A classic (rather than fashionable) dark French or Italian suit is better. If you observe many French and Italian politicians, they are much better dressed than their shabby English counterparts. Boris Johnson is one of the worst examples. 

On the jacket, it is better three front working buttons from the breastbone, midriff and lower belly for single-breasted suit. 

The English Bar is better dressed. Dark suit. White double-cuff shirt. Dark tie. 

I haven't got the budget now, but I possess two dark  Italian-made suits - of the style mentioned above - which I bought in Paris for 600Eur each in les soldes.

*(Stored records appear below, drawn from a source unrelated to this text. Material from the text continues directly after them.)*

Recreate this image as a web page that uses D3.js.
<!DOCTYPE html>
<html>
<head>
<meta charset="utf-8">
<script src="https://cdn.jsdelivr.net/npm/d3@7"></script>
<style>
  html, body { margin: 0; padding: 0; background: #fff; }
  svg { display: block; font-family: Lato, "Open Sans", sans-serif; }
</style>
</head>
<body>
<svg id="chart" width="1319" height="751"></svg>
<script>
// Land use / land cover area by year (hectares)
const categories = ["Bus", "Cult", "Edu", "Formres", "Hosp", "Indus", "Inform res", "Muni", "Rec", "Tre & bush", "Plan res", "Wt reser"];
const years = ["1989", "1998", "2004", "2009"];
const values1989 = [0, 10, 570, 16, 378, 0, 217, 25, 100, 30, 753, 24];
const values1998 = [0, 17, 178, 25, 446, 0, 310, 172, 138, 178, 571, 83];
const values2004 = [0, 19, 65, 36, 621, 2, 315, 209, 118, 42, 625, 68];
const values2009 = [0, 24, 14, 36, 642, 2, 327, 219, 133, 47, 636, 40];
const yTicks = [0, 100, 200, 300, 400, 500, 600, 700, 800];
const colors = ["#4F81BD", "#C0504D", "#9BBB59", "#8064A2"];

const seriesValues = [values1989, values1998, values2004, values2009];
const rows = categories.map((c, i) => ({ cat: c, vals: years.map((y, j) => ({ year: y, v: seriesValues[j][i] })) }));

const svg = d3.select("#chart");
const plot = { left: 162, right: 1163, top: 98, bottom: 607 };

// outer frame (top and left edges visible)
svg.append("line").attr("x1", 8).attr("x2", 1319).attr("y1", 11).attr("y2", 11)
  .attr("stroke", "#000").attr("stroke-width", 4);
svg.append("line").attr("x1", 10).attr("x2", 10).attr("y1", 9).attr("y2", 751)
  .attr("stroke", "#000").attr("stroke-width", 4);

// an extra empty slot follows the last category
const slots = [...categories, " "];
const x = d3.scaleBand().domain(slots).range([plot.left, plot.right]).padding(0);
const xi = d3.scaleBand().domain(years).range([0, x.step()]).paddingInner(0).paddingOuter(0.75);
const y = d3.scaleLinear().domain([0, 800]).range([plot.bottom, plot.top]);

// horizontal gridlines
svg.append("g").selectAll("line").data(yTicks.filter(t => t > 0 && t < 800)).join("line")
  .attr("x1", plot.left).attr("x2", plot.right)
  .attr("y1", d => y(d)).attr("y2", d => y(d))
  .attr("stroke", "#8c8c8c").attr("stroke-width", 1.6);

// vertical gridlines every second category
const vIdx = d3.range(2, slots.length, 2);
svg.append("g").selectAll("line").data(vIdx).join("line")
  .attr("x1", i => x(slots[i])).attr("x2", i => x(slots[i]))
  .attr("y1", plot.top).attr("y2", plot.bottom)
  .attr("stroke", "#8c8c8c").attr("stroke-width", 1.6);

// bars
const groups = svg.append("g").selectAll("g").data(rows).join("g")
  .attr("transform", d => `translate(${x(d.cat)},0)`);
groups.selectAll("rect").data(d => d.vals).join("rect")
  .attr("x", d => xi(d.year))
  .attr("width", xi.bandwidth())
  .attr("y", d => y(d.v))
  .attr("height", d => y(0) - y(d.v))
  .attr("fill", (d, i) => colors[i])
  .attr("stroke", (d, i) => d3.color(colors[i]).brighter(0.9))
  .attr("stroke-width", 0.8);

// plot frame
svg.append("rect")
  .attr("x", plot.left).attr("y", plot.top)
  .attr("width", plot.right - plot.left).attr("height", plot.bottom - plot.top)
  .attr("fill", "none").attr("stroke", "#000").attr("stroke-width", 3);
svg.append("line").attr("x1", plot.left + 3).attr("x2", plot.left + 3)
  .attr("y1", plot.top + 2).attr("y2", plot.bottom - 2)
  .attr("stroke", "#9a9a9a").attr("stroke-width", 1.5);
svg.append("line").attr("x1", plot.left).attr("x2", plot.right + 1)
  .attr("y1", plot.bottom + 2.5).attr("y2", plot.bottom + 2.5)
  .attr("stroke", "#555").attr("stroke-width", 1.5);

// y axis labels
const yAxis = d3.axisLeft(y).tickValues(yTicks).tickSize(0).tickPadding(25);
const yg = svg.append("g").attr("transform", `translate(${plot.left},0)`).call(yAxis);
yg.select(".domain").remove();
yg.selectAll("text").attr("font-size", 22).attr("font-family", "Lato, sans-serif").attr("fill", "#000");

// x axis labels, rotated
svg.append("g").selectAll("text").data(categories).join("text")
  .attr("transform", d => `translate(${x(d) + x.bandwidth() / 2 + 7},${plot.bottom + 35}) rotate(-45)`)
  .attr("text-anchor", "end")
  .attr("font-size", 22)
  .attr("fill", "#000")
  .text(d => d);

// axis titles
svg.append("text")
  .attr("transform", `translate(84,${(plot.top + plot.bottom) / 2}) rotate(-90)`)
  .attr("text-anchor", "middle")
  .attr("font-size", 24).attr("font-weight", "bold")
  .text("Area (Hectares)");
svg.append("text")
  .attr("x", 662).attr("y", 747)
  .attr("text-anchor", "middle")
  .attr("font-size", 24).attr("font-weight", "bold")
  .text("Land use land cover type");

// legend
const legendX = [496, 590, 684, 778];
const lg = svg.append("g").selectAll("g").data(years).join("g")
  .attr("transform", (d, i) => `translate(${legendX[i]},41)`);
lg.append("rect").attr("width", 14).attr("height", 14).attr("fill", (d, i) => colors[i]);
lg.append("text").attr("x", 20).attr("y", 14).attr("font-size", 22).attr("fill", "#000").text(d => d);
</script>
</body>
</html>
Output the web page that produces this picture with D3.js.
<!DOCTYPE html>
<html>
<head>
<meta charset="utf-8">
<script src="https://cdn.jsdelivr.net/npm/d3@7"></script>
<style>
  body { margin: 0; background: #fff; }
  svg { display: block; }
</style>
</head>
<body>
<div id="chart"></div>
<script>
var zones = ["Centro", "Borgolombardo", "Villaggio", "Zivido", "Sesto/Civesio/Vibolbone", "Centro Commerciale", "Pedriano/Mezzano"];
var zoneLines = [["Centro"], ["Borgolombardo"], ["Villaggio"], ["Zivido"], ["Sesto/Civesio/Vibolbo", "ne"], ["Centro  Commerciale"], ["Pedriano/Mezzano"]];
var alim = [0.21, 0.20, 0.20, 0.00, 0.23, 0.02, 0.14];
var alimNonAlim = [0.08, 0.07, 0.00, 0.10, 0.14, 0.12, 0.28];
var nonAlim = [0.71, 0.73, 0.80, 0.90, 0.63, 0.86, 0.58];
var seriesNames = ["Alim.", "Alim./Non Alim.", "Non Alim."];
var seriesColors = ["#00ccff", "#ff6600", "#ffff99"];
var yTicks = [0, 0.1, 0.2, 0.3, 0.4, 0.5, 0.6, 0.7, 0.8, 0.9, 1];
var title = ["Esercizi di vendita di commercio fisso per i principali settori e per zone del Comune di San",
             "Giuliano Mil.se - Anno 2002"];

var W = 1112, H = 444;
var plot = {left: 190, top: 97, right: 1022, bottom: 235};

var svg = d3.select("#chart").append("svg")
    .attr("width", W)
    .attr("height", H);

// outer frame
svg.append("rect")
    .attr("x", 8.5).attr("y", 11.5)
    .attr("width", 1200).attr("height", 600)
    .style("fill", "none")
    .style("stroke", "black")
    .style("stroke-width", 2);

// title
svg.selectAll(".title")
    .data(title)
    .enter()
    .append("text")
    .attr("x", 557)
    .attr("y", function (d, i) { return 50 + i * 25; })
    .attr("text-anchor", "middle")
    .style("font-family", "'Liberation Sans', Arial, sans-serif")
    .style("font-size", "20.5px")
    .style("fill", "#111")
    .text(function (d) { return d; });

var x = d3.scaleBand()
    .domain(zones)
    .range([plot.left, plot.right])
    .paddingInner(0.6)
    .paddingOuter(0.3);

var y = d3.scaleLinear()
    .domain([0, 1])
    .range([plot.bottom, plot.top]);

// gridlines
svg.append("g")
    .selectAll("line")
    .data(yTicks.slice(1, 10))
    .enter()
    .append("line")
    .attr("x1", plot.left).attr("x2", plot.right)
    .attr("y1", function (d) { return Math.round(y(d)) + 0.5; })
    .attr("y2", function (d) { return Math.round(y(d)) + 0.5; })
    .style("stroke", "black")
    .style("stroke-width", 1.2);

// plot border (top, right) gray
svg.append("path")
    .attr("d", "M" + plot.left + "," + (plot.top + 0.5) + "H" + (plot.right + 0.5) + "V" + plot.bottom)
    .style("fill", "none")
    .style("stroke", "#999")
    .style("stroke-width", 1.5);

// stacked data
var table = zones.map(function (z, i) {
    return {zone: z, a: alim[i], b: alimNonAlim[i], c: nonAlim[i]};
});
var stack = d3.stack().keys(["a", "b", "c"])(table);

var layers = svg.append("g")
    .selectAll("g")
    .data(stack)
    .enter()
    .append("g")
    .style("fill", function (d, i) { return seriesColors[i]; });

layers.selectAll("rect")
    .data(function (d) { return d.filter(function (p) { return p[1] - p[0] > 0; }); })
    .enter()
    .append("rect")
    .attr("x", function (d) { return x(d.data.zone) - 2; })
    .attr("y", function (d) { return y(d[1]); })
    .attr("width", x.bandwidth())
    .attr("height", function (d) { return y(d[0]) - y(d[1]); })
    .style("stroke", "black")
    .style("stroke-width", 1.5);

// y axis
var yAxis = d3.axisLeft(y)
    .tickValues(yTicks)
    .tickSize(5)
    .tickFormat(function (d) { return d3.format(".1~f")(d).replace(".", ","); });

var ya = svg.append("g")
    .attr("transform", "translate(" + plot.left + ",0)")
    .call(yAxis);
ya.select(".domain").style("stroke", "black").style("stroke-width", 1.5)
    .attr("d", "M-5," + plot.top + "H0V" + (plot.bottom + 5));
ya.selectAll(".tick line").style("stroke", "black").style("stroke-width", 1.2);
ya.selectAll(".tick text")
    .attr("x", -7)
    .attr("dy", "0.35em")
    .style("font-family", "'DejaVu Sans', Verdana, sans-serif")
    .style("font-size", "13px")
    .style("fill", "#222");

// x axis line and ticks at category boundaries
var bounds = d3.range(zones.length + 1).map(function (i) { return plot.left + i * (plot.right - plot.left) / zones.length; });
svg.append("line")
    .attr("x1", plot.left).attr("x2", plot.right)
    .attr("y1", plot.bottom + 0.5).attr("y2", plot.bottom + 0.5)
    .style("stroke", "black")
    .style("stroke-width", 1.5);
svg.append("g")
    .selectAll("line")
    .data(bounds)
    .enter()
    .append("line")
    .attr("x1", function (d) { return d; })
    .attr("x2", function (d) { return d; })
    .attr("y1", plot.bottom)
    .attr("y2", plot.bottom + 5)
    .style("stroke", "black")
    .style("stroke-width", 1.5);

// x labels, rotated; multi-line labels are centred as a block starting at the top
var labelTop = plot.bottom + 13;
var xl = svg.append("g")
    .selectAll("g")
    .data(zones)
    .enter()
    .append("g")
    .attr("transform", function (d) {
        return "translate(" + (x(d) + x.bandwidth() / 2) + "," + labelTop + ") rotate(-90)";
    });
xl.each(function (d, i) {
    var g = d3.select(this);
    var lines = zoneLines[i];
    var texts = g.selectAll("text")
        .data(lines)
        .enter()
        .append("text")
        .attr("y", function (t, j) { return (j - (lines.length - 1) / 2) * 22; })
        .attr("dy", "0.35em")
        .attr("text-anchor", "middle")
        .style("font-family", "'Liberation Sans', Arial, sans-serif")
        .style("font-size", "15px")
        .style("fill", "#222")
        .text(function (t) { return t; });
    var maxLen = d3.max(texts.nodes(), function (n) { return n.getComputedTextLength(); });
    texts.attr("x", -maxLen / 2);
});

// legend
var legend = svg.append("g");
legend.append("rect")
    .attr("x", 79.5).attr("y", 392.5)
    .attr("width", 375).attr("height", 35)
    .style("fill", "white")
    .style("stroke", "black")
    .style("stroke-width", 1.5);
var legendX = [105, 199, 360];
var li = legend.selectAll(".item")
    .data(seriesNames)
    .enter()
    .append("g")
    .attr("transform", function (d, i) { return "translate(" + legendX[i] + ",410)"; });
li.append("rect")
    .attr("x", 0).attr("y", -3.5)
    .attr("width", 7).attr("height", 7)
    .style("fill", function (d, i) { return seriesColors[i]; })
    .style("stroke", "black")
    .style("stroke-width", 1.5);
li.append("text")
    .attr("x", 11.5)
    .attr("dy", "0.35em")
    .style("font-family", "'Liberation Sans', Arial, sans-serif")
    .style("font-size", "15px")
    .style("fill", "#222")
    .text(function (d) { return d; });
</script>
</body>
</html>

Savile Row? No. That's overdoing it, unless one is the Prince of Wales or fools like Rees-Mogg.


3 ducks 13 Feb 20:21

Can you suggest any of these Jewish tailors? With London rents as they are I'm surprised they could afford to operate. Will they do o-t-p rather than m2m?

If you see my post above, I like the Franco-Italian, not the English cut with the jacket flapping in the breeze with buttons that don't fasten, or where only the top one does, and one sees the tie poking out underneath.

Generally speaking, following on from bad examples, US politicians are badly attired also, with Trump being the worst, followed by Republicans. The bad navy suit with red tie is dreadful. 

This is the first thread on rof to make me laugh out loud in months 

I reckon 90% of MTM suits I have seen worn in the city look average to crap. Unless you find a really good tailor* and know what looks good on you, spending large amounts of cash on expensive suits is just about the biggest waste of money I can think of. Especially as the vast majority of people who see you wear it will not know or care about your suit.

* I have not yet found a good mid-range tailor and cannot afford top end, so afraid I cannot recommend one. I have found an off the peg range that pretty much fits me perfectly and I can get over the slightly inferior material as the suits are cheap enough to change regulaly. 

Carer(covering eyes): I see you’ve got your imaginary suit on again Mr Tecco, is there any chance you could put on a gown?

Tecco: how dare you, this was cut by Hawkes of Savile Row. Now find my OBE so I can wear it into town.